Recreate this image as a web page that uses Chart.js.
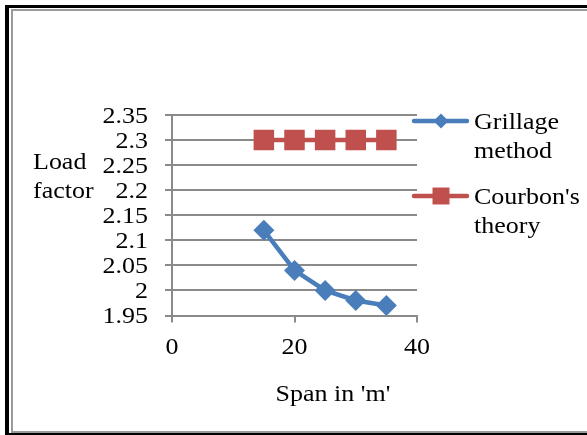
<!DOCTYPE html>
<html>
<head>
<meta charset="utf-8">
<script src="https://cdn.jsdelivr.net/npm/chart.js@4.4.1/dist/chart.umd.min.js"></script>
<style>
  html, body { margin: 0; padding: 0; background: #fff; }
  #wrap { position: relative; width: 587px; height: 435px; }
</style>
</head>
<body>
<div id="wrap"><canvas id="loadChart" width="587" height="435"></canvas></div>
<script>
// span (m) against load factor for the two methods
const spans = [15, 20, 25, 30, 35];
const grillage = [2.12, 2.04, 2.00, 1.98, 1.97];
const courbon = [2.3, 2.3, 2.3, 2.3, 2.3];
const seriesNames = [['Grillage', 'method'], ["Courbon's", 'theory']];
const yTitle = ['Load', 'factor'];
const xTitle = "Span in 'm'";

const blue = '#4a7ebb';
const red = '#c0504d';
const gridGray = '#8a8a8a';
const FONT = '23px "Liberation Serif", "Times New Roman", serif';
const STRETCH = 1.13;

function stretchText(ctx, text, x, y, align) {
    ctx.save();
    ctx.translate(x, y);
    ctx.scale(STRETCH, 1);
    ctx.textAlign = align;
    ctx.fillText(text, 0, 0);
    ctx.restore();
}

// double frame round the whole figure
const framePlugin = {
    id: 'frame',
    beforeDraw(chart) {
        const ctx = chart.ctx;
        ctx.save();
        ctx.fillStyle = '#000';
        ctx.fillRect(5, 5, 582, 3);
        ctx.fillRect(5, 5, 4, 430);
        ctx.fillRect(5, 433, 582, 2);
        ctx.fillStyle = '#9a9a9a';
        ctx.fillRect(11, 9, 576, 2);
        ctx.fillRect(11, 9, 2, 424);
        ctx.fillRect(11, 431, 576, 2);
        ctx.restore();
    }
};

// tick labels, axis titles and legend in serif text
const textPlugin = {
    id: 'serifText',
    afterDraw(chart) {
        const ctx = chart.ctx;
        const x = chart.scales.x, y = chart.scales.y;
        ctx.save();
        ctx.font = FONT;
        ctx.fillStyle = '#000';
        ctx.textBaseline = 'alphabetic';

        y.ticks.forEach(t => {
            const py = y.getPixelForValue(t.value);
            stretchText(ctx, String(Number(t.value.toFixed(2))), 148, py + 7.5, 'right');
        });
        x.ticks.forEach(t => {
            const px = x.getPixelForValue(t.value);
            stretchText(ctx, String(t.value), px, 354, 'center');
        });

        stretchText(ctx, yTitle[0], 33, 169, 'left');
        stretchText(ctx, yTitle[1], 33, 198, 'left');
        stretchText(ctx, xTitle, 333, 401, 'center');

        // legend entries
        const rows = [
            { y: 121, color: blue, style: 'rectRot', r: 7.5, text: seriesNames[0] },
            { y: 196, color: red, style: 'rect', r: 12, text: seriesNames[1] }
        ];
        rows.forEach(row => {
            ctx.strokeStyle = row.color;
            ctx.lineWidth = 4.5;
            ctx.lineCap = 'round';
            ctx.beginPath();
            ctx.moveTo(414, row.y);
            ctx.lineTo(467, row.y);
            ctx.stroke();
            ctx.fillStyle = row.color;
            Chart.helpers.drawPoint(ctx, { pointStyle: row.style, radius: row.r, borderWidth: 0 }, 441, row.y);
            ctx.fillStyle = '#000';
            stretchText(ctx, row.text[0], 474, row.y + 8, 'left');
            stretchText(ctx, row.text[1], 474, row.y + 37, 'left');
        });
        ctx.restore();
    }
};

new Chart(document.getElementById('loadChart'), {
    type: 'line',
    data: {
        datasets: [{
            label: 'Grillage method',
            data: spans.map((s, i) => ({ x: s, y: grillage[i] })),
            borderColor: blue,
            backgroundColor: blue,
            borderWidth: 4.5,
            pointStyle: 'rectRot',
            pointRadius: 10.5,
            pointBorderWidth: 0,
            tension: 0
        }, {
            label: "Courbon's theory",
            data: spans.map((s, i) => ({ x: s, y: courbon[i] })),
            borderColor: red,
            backgroundColor: red,
            borderWidth: 4.5,
            pointStyle: 'rect',
            pointRadius: 14.5,
            pointBorderWidth: 0,
            tension: 0
        }]
    },
    options: {
        responsive: false,
        animation: false,
        devicePixelRatio: 1,
        layout: {
            padding: { left: 0, top: 115, right: 170, bottom: 109.5 }
        },
        scales: {
            x: {
                type: 'linear',
                min: 0,
                max: 40,
                ticks: { display: false, stepSize: 20 },
                grid: { drawOnChartArea: false, drawTicks: true, tickLength: 7, color: gridGray, lineWidth: 2 },
                border: { color: gridGray, width: 2 },
                afterFit(scale) { scale.height = 10; }
            },
            y: {
                min: 1.95,
                max: 2.35,
                ticks: { display: false, stepSize: 0.05 },
                grid: { drawTicks: true, tickLength: 7, color: gridGray, lineWidth: 2 },
                border: { color: gridGray, width: 2 },
                afterFit(scale) { scale.width = 172; }
            }
        },
        plugins: {
            legend: { display: false },
            tooltip: { enabled: false }
        }
    },
    plugins: [framePlugin, textPlugin]
});
</script>
</body>
</html>
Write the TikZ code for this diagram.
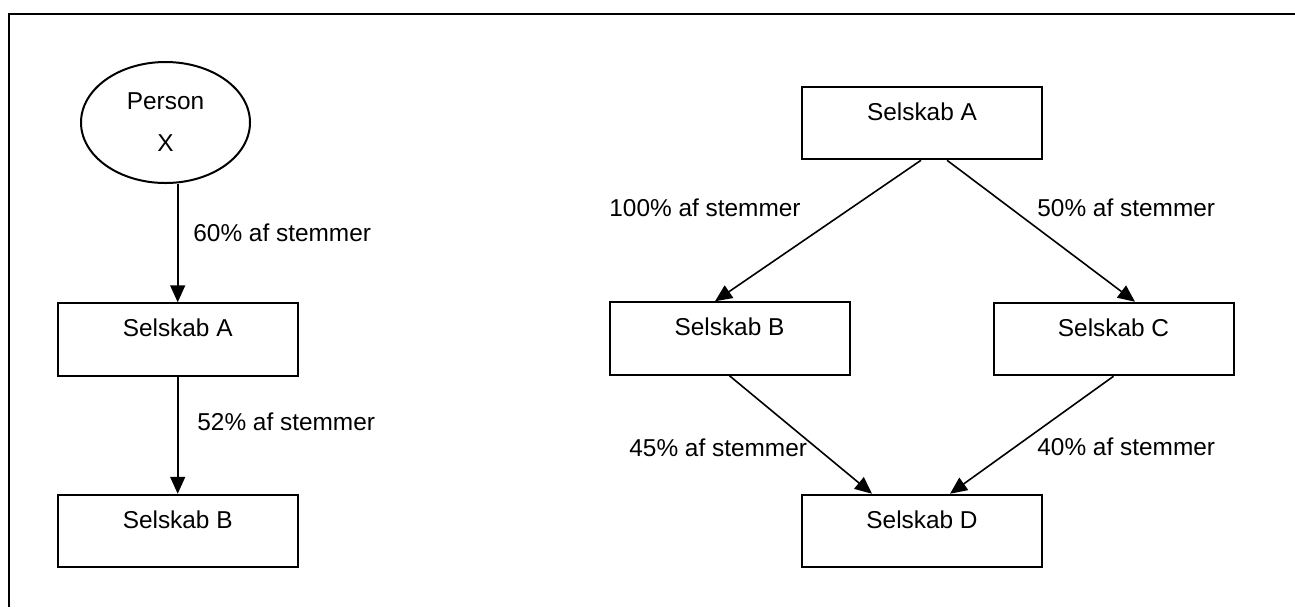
\documentclass[tikz,border=0pt]{standalone}
\usepackage{fontspec}
\setmainfont{Liberation Sans}
\usetikzlibrary{arrows.meta,shapes.geometric,calc}
\begin{document}
\begin{tikzpicture}[x=0.5pt,y=-0.5pt,
  txt/.style={font=\fontsize{12.2}{14}\selectfont},
  box/.style={txt,draw,line width=1pt,minimum width=120pt,minimum height=36.25pt,
    inner sep=0pt,text height=16.8pt,text depth=19.45pt},
  person/.style={draw,ellipse,line width=1pt,minimum width=84.5pt,minimum height=60.5pt,
    inner sep=0pt,align=center,font=\fontsize{12.2}{21}\selectfont},
  conn/.style={line width=0.8pt,-{Triangle[length=8.5pt,width=7.5pt]}},
  lbl/.style={txt,anchor=west,inner sep=0pt}]
\useasboundingbox (0,0) rectangle (1295,607);
% frame
\draw[line width=1pt] (8.5,607) -- (8.5,14) -- (1295,14);

% left chain
\node[person] (px) at (165.5,122.5) {Person\\X};
\node[box] (la) at (177.7,339.5) {Selskab A};
\node[box] (lb) at (177.7,531) {Selskab B};
\draw[conn] (px.south -| la.north) -- (la.north);
\draw[conn] (la.south) -- (lb.north);
\node[lbl] (l60) at (193,233) {60\% af stemmer};
\node[lbl] (l52) at (197,422) {52\% af stemmer};

% right structure
\node[box] (ra) at (922,123) {Selskab A};
\node[box] (rb) at (729.5,338.5) {Selskab B};
\node[box] (rc) at (1113.5,339) {Selskab C};
\node[box] (rd) at (922,531) {Selskab D};
\draw[conn] ($(ra.south)+(-1,0)$) -- ($(rb.north)+(-14.5,0)$);
\draw[conn] ($(ra.south)+(25,0)$) -- ($(rc.north)+(21.5,0)$);
\draw[conn] (rb.south) -- ($(rd.north)+(-50,0)$);
\draw[conn] (rc.south) -- ($(rd.north)+(28,0)$);
\node[lbl] (r100) at (609,208) {100\% af stemmer};
\node[lbl] (r50) at (1037,208) {50\% af stemmer};
\node[lbl] (r45) at (629,448) {45\% af stemmer};
\node[lbl] (r40) at (1037,447) {40\% af stemmer};
\end{tikzpicture}
\end{document}
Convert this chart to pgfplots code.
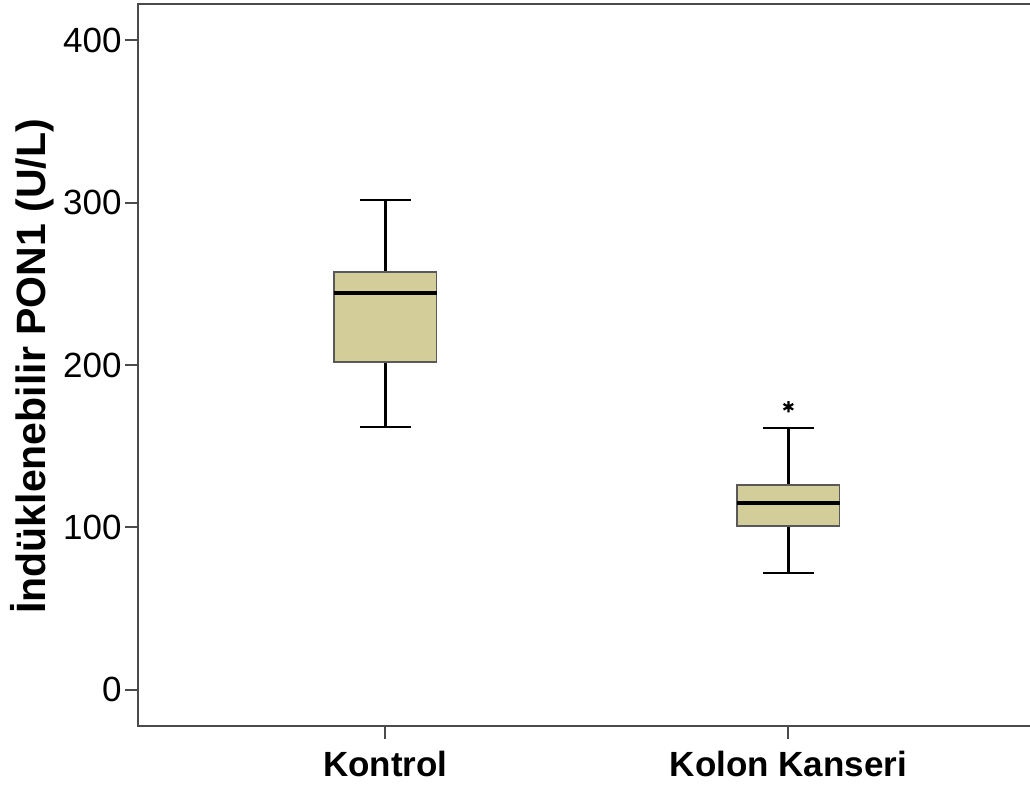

DIRECTIVE: Quote the material in full and exactly; do not carry over its pictures.

WRITTEN ANSWER:
Recreate this image as a web page that uses Chart.js.
<!DOCTYPE html>
<html>
<head>
<meta charset="utf-8">
<script src="https://cdn.jsdelivr.net/npm/chart.js@4.4.1/dist/chart.umd.min.js"></script>
<style>
  html, body { margin: 0; padding: 0; background: #fff; }
  #wrap { position: relative; width: 587px; height: 435px; }
</style>
</head>
<body>
<div id="wrap"><canvas id="loadChart" width="587" height="435"></canvas></div>
<script>
// span (m) against load factor for the two methods
const spans = [15, 20, 25, 30, 35];
const grillage = [2.12, 2.04, 2.00, 1.98, 1.97];
const courbon = [2.3, 2.3, 2.3, 2.3, 2.3];
const seriesNames = [['Grillage', 'method'], ["Courbon's", 'theory']];
const yTitle = ['Load', 'factor'];
const xTitle = "Span in 'm'";

const blue = '#4a7ebb';
const red = '#c0504d';
const gridGray = '#8a8a8a';
const FONT = '23px "Liberation Serif", "Times New Roman", serif';
const STRETCH = 1.13;

function stretchText(ctx, text, x, y, align) {
    ctx.save();
    ctx.translate(x, y);
    ctx.scale(STRETCH, 1);
    ctx.textAlign = align;
    ctx.fillText(text, 0, 0);
    ctx.restore();
}

// double frame round the whole figure
const framePlugin = {
    id: 'frame',
    beforeDraw(chart) {
        const ctx = chart.ctx;
        ctx.save();
        ctx.fillStyle = '#000';
        ctx.fillRect(5, 5, 582, 3);
        ctx.fillRect(5, 5, 4, 430);
        ctx.fillRect(5, 433, 582, 2);
        ctx.fillStyle = '#9a9a9a';
        ctx.fillRect(11, 9, 576, 2);
        ctx.fillRect(11, 9, 2, 424);
        ctx.fillRect(11, 431, 576, 2);
        ctx.restore();
    }
};

// tick labels, axis titles and legend in serif text
const textPlugin = {
    id: 'serifText',
    afterDraw(chart) {
        const ctx = chart.ctx;
        const x = chart.scales.x, y = chart.scales.y;
        ctx.save();
        ctx.font = FONT;
        ctx.fillStyle = '#000';
        ctx.textBaseline = 'alphabetic';

        y.ticks.forEach(t => {
            const py = y.getPixelForValue(t.value);
            stretchText(ctx, String(Number(t.value.toFixed(2))), 148, py + 7.5, 'right');
        });
        x.ticks.forEach(t => {
            const px = x.getPixelForValue(t.value);
            stretchText(ctx, String(t.value), px, 354, 'center');
        });

        stretchText(ctx, yTitle[0], 33, 169, 'left');
        stretchText(ctx, yTitle[1], 33, 198, 'left');
        stretchText(ctx, xTitle, 333, 401, 'center');

        // legend entries
        const rows = [
            { y: 121, color: blue, style: 'rectRot', r: 7.5, text: seriesNames[0] },
            { y: 196, color: red, style: 'rect', r: 12, text: seriesNames[1] }
        ];
        rows.forEach(row => {
            ctx.strokeStyle = row.color;
            ctx.lineWidth = 4.5;
            ctx.lineCap = 'round';
            ctx.beginPath();
            ctx.moveTo(414, row.y);
            ctx.lineTo(467, row.y);
            ctx.stroke();
            ctx.fillStyle = row.color;
            Chart.helpers.drawPoint(ctx, { pointStyle: row.style, radius: row.r, borderWidth: 0 }, 441, row.y);
            ctx.fillStyle = '#000';
            stretchText(ctx, row.text[0], 474, row.y + 8, 'left');
            stretchText(ctx, row.text[1], 474, row.y + 37, 'left');
        });
        ctx.restore();
    }
};

new Chart(document.getElementById('loadChart'), {
    type: 'line',
    data: {
        datasets: [{
            label: 'Grillage method',
            data: spans.map((s, i) => ({ x: s, y: grillage[i] })),
            borderColor: blue,
            backgroundColor: blue,
            borderWidth: 4.5,
            pointStyle: 'rectRot',
            pointRadius: 10.5,
            pointBorderWidth: 0,
            tension: 0
        }, {
            label: "Courbon's theory",
            data: spans.map((s, i) => ({ x: s, y: courbon[i] })),
            borderColor: red,
            backgroundColor: red,
            borderWidth: 4.5,
            pointStyle: 'rect',
            pointRadius: 14.5,
            pointBorderWidth: 0,
            tension: 0
        }]
    },
    options: {
        responsive: false,
        animation: false,
        devicePixelRatio: 1,
        layout: {
            padding: { left: 0, top: 115, right: 170, bottom: 109.5 }
        },
        scales: {
            x: {
                type: 'linear',
                min: 0,
                max: 40,
                ticks: { display: false, stepSize: 20 },
                grid: { drawOnChartArea: false, drawTicks: true, tickLength: 7, color: gridGray, lineWidth: 2 },
                border: { color: gridGray, width: 2 },
                afterFit(scale) { scale.height = 10; }
            },
            y: {
                min: 1.95,
                max: 2.35,
                ticks: { display: false, stepSize: 0.05 },
                grid: { drawTicks: true, tickLength: 7, color: gridGray, lineWidth: 2 },
                border: { color: gridGray, width: 2 },
                afterFit(scale) { scale.width = 172; }
            }
        },
        plugins: {
            legend: { display: false },
            tooltip: { enabled: false }
        }
    },
    plugins: [framePlugin, textPlugin]
});
</script>
</body>
</html>
Write the TikZ code for this diagram.
\documentclass[tikz,border=0pt]{standalone}
\usepackage{fontspec}
\setmainfont{Liberation Sans}
\usetikzlibrary{arrows.meta,shapes.geometric,calc}
\begin{document}
\begin{tikzpicture}[x=0.5pt,y=-0.5pt,
  txt/.style={font=\fontsize{12.2}{14}\selectfont},
  box/.style={txt,draw,line width=1pt,minimum width=120pt,minimum height=36.25pt,
    inner sep=0pt,text height=16.8pt,text depth=19.45pt},
  person/.style={draw,ellipse,line width=1pt,minimum width=84.5pt,minimum height=60.5pt,
    inner sep=0pt,align=center,font=\fontsize{12.2}{21}\selectfont},
  conn/.style={line width=0.8pt,-{Triangle[length=8.5pt,width=7.5pt]}},
  lbl/.style={txt,anchor=west,inner sep=0pt}]
\useasboundingbox (0,0) rectangle (1295,607);
% frame
\draw[line width=1pt] (8.5,607) -- (8.5,14) -- (1295,14);

% left chain
\node[person] (px) at (165.5,122.5) {Person\\X};
\node[box] (la) at (177.7,339.5) {Selskab A};
\node[box] (lb) at (177.7,531) {Selskab B};
\draw[conn] (px.south -| la.north) -- (la.north);
\draw[conn] (la.south) -- (lb.north);
\node[lbl] (l60) at (193,233) {60\% af stemmer};
\node[lbl] (l52) at (197,422) {52\% af stemmer};

% right structure
\node[box] (ra) at (922,123) {Selskab A};
\node[box] (rb) at (729.5,338.5) {Selskab B};
\node[box] (rc) at (1113.5,339) {Selskab C};
\node[box] (rd) at (922,531) {Selskab D};
\draw[conn] ($(ra.south)+(-1,0)$) -- ($(rb.north)+(-14.5,0)$);
\draw[conn] ($(ra.south)+(25,0)$) -- ($(rc.north)+(21.5,0)$);
\draw[conn] (rb.south) -- ($(rd.north)+(-50,0)$);
\draw[conn] (rc.south) -- ($(rd.north)+(28,0)$);
\node[lbl] (r100) at (609,208) {100\% af stemmer};
\node[lbl] (r50) at (1037,208) {50\% af stemmer};
\node[lbl] (r45) at (629,448) {45\% af stemmer};
\node[lbl] (r40) at (1037,447) {40\% af stemmer};
\end{tikzpicture}
\end{document}
Convert this chart to pgfplots code.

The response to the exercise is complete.